If the 20A breaker is designed to be very forgiving to momentary surges in current while the 60A breaker so to speak is "trigger happy", you could get this counterintuitive result. The breaker manufacturers or their websites can no doubt tell.

[This message has been edited by C-H (edited 11-02-2005).]

[This message has been edited by C-H (edited 11-02-2005).]


#58189 - 11/02/05 12:50 PM Re: Increased EGC size  
gfretwell  Offline


Member
Joined: Jul 2004
Posts: 9,057
Estero,Fl,usa
I understand the concept but the reality is 2000 feet of #12 would still trip a 20a breaker with a bolted fault, even if it takes 150% (30a) to operate it.


Greg Fretwell

#58190 - 11/02/05 02:10 PM Re: Increased EGC size  
John Crighton  Offline
Member
Joined: May 2005
Posts: 177
Southern California
gfretwell: Yes, the breaker would trip.

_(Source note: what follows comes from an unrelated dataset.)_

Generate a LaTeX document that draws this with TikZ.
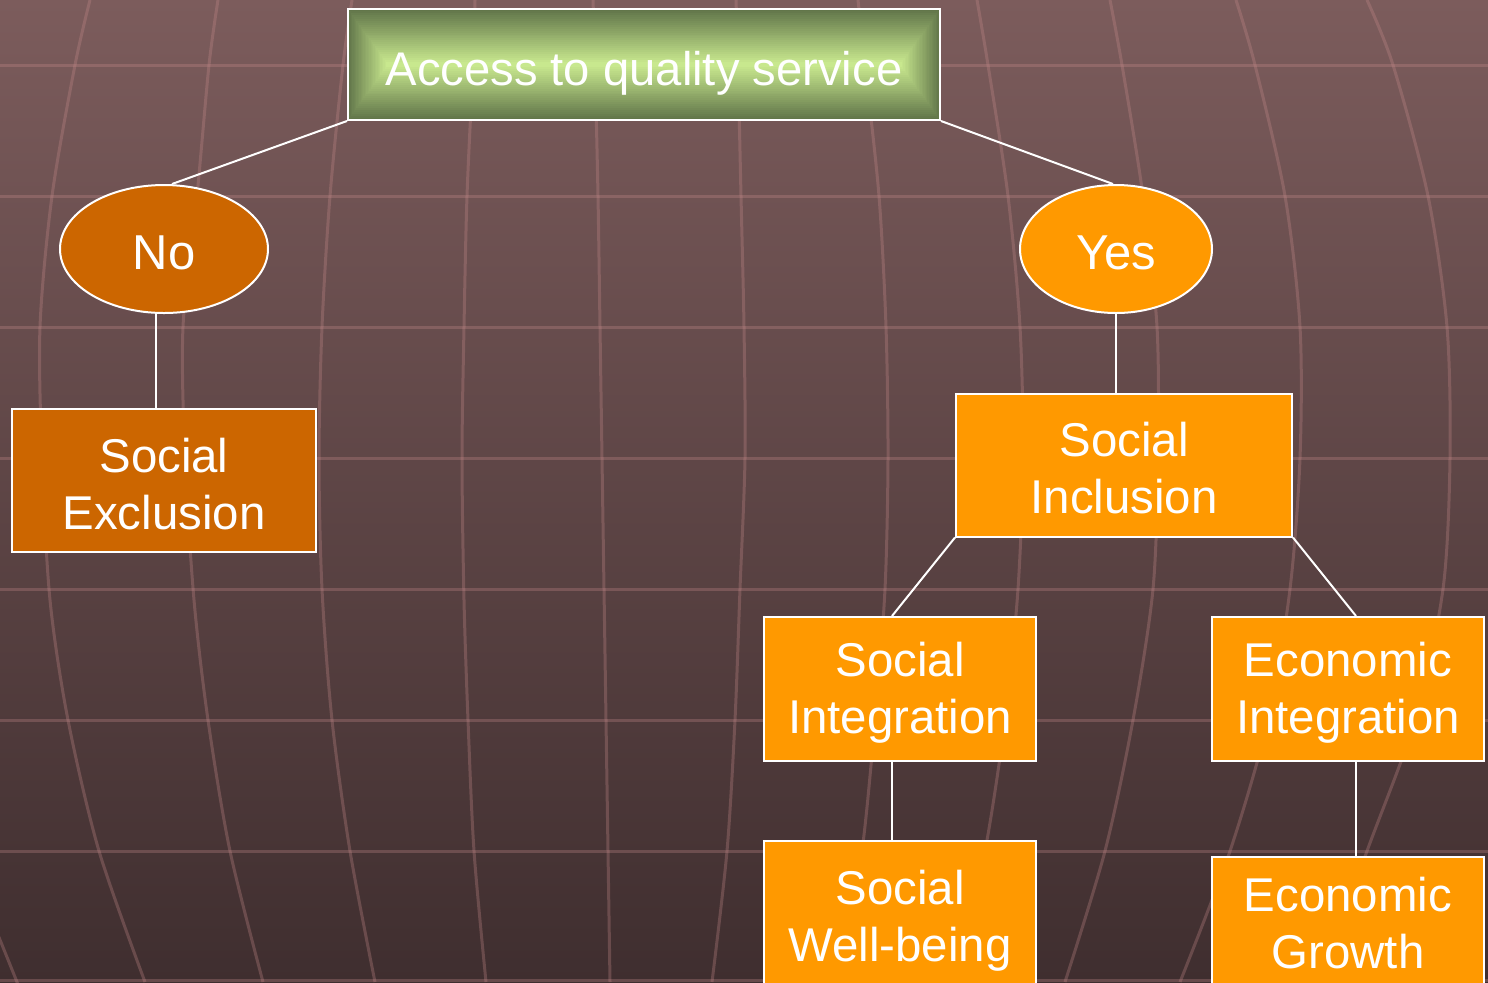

But in the meantime, the voltage at the point of fault would be higher than if the EGC was sized per the rule, so the shock threat is greater.

Redsy: I know it sounds inconsistent, but I don't think it is. Remember, the reason the EGC was sized up was the long run. If that 60 amp circuit was the same length, it would need a #4 EGC.